Supplied data -
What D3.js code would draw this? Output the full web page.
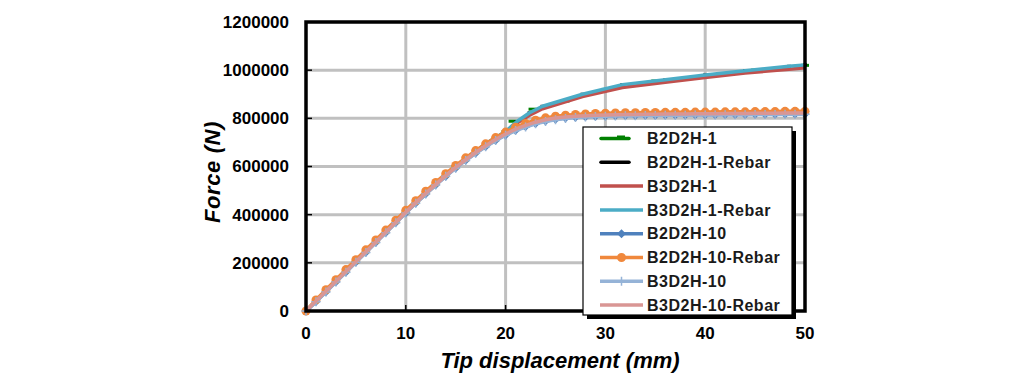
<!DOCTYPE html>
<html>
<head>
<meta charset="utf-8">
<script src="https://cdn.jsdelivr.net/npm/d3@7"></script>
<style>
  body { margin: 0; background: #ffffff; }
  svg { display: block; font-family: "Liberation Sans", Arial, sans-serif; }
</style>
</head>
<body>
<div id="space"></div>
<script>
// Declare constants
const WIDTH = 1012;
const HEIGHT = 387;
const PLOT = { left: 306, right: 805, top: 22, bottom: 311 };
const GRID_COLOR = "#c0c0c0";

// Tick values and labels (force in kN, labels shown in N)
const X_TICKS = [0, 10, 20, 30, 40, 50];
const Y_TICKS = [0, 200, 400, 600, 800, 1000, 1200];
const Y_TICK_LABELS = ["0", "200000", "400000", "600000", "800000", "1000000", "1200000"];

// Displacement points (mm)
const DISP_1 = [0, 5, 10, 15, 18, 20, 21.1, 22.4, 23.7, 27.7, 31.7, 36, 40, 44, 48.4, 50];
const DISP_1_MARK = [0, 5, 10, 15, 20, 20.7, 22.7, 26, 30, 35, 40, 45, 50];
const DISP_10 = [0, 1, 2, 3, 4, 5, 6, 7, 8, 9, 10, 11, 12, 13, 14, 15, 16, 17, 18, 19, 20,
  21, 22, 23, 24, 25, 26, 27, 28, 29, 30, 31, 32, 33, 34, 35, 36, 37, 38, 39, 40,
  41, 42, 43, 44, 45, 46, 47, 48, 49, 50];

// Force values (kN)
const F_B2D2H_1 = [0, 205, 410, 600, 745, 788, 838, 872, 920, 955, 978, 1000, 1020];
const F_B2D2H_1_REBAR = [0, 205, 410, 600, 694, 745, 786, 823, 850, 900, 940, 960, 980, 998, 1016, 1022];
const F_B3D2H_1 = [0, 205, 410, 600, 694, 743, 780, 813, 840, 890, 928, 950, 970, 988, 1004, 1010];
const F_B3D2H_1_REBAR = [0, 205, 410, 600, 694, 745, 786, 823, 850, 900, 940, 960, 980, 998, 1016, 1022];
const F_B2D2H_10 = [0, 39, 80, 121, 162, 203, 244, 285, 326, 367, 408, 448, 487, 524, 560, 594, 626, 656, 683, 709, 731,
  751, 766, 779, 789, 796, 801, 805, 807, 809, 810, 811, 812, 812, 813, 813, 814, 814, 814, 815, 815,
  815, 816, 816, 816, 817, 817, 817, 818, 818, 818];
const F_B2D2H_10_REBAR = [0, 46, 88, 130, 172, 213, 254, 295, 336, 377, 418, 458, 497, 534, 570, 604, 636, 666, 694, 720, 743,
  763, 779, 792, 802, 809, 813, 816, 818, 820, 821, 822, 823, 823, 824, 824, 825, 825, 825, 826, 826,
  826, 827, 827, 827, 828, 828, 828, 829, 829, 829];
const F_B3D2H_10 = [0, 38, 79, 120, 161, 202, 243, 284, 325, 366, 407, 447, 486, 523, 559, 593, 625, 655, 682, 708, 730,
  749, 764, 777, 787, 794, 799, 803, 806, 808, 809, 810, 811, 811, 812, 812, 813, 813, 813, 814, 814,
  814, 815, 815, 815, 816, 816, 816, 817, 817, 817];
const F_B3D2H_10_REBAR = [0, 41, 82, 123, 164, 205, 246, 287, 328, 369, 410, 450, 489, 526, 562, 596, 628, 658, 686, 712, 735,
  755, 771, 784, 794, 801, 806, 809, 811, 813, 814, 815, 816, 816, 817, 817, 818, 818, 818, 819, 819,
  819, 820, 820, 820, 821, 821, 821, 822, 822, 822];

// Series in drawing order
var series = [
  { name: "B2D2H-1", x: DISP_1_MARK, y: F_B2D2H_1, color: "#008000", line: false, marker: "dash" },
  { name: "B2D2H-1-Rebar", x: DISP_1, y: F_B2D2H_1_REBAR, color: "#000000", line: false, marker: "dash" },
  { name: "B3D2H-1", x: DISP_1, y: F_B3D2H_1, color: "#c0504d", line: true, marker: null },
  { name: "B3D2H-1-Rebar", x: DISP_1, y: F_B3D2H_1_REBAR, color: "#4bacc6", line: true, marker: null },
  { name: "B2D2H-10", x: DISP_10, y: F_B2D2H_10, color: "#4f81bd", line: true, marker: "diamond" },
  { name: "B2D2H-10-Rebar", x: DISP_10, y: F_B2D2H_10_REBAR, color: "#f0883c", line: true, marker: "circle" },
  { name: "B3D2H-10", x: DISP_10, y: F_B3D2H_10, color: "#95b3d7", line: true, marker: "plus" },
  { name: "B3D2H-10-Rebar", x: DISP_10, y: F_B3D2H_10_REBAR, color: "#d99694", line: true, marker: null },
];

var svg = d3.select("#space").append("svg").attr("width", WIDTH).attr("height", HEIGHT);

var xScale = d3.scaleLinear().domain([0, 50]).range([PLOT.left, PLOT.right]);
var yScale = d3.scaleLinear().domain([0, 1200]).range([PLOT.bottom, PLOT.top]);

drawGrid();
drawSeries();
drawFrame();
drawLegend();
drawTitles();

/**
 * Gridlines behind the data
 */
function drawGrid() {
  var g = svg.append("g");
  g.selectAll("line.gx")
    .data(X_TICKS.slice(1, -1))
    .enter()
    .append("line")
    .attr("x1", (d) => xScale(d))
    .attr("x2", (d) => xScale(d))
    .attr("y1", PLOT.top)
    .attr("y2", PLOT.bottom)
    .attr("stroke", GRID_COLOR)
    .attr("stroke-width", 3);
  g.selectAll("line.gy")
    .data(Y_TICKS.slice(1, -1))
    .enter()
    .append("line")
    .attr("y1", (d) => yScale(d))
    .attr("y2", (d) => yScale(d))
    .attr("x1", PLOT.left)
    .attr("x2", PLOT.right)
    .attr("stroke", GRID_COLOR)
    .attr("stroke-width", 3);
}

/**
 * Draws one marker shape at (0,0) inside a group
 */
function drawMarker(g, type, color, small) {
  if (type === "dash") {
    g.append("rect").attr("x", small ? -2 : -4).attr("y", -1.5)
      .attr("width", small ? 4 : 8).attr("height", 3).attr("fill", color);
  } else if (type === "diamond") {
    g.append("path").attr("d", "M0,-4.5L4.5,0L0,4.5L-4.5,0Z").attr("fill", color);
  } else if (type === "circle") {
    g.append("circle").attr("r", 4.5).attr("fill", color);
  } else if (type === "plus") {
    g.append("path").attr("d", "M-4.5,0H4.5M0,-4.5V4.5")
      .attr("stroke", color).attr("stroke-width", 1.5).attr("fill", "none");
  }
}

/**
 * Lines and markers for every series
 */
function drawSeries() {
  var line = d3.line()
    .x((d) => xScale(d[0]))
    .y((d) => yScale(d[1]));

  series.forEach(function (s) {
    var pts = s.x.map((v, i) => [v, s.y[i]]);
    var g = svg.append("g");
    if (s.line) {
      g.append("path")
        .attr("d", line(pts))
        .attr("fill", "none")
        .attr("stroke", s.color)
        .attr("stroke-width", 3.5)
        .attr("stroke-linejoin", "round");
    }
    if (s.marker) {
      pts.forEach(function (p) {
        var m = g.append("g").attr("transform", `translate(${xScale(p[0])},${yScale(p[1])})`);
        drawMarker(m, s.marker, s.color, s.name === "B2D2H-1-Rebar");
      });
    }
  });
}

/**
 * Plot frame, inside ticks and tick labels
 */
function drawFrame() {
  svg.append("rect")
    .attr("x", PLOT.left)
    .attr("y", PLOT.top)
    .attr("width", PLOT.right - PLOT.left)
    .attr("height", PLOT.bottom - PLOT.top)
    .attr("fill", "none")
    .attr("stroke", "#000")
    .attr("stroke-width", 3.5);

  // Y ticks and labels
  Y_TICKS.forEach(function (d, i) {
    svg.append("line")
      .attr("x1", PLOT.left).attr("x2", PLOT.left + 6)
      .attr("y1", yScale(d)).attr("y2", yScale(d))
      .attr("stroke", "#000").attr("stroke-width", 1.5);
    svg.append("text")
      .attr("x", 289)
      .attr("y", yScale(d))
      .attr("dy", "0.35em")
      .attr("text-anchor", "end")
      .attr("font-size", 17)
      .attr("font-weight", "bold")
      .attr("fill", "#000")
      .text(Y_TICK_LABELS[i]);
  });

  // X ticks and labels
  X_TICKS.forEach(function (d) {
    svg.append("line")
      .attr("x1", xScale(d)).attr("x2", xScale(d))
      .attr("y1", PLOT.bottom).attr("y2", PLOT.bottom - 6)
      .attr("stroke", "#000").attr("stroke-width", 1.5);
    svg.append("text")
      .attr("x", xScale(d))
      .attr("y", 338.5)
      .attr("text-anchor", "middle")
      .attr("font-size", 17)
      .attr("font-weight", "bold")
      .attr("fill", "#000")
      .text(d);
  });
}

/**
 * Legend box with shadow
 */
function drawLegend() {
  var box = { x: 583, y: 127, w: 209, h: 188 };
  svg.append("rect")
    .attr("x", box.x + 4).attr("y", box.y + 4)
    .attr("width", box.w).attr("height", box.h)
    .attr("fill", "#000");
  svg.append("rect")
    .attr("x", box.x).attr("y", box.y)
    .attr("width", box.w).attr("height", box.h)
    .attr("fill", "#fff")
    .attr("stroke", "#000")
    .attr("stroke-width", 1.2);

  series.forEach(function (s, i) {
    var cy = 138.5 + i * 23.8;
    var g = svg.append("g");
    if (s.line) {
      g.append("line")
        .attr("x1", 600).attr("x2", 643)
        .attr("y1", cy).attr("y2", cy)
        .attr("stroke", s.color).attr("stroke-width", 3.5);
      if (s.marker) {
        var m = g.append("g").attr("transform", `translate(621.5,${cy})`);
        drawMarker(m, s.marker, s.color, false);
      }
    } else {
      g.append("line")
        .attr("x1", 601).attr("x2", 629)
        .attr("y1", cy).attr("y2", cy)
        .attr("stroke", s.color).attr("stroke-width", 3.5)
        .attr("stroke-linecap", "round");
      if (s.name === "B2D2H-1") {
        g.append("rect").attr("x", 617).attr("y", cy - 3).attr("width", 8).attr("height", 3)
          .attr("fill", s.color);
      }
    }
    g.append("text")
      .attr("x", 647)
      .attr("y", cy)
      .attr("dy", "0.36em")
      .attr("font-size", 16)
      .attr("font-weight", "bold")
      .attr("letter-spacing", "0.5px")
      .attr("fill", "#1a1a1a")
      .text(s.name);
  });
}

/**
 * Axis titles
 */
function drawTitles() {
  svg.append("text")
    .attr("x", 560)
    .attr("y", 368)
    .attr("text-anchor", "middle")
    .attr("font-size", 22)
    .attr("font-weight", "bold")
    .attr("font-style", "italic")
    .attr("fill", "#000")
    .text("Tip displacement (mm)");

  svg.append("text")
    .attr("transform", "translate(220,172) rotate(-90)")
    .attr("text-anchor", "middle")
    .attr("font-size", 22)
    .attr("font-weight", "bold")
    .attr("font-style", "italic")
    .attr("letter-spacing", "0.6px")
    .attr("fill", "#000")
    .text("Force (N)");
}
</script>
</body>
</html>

Task details -
Transcribe the opening line of the listing above, please, and every line after it through the line with "41, 42, 43, 44, 45, 46, 47, 48, 49, 50];", word for word, without pictures.

Exercise solution -
What D3.js code would draw this? Output the full web page.
<!DOCTYPE html>
<html>
<head>
<meta charset="utf-8">
<script src="https://cdn.jsdelivr.net/npm/d3@7"></script>
<style>
  body { margin: 0; background: #ffffff; }
  svg { display: block; font-family: "Liberation Sans", Arial, sans-serif; }
</style>
</head>
<body>
<div id="space"></div>
<script>
// Declare constants
const WIDTH = 1012;
const HEIGHT = 387;
const PLOT = { left: 306, right: 805, top: 22, bottom: 311 };
const GRID_COLOR = "#c0c0c0";

// Tick values and labels (force in kN, labels shown in N)
const X_TICKS = [0, 10, 20, 30, 40, 50];
const Y_TICKS = [0, 200, 400, 600, 800, 1000, 1200];
const Y_TICK_LABELS = ["0", "200000", "400000", "600000", "800000", "1000000", "1200000"];

// Displacement points (mm)
const DISP_1 = [0, 5, 10, 15, 18, 20, 21.1, 22.4, 23.7, 27.7, 31.7, 36, 40, 44, 48.4, 50];
const DISP_1_MARK = [0, 5, 10, 15, 20, 20.7, 22.7, 26, 30, 35, 40, 45, 50];
const DISP_10 = [0, 1, 2, 3, 4, 5, 6, 7, 8, 9, 10, 11, 12, 13, 14, 15, 16, 17, 18, 19, 20,
  21, 22, 23, 24, 25, 26, 27, 28, 29, 30, 31, 32, 33, 34, 35, 36, 37, 38, 39, 40,
  41, 42, 43, 44, 45, 46, 47, 48, 49, 50];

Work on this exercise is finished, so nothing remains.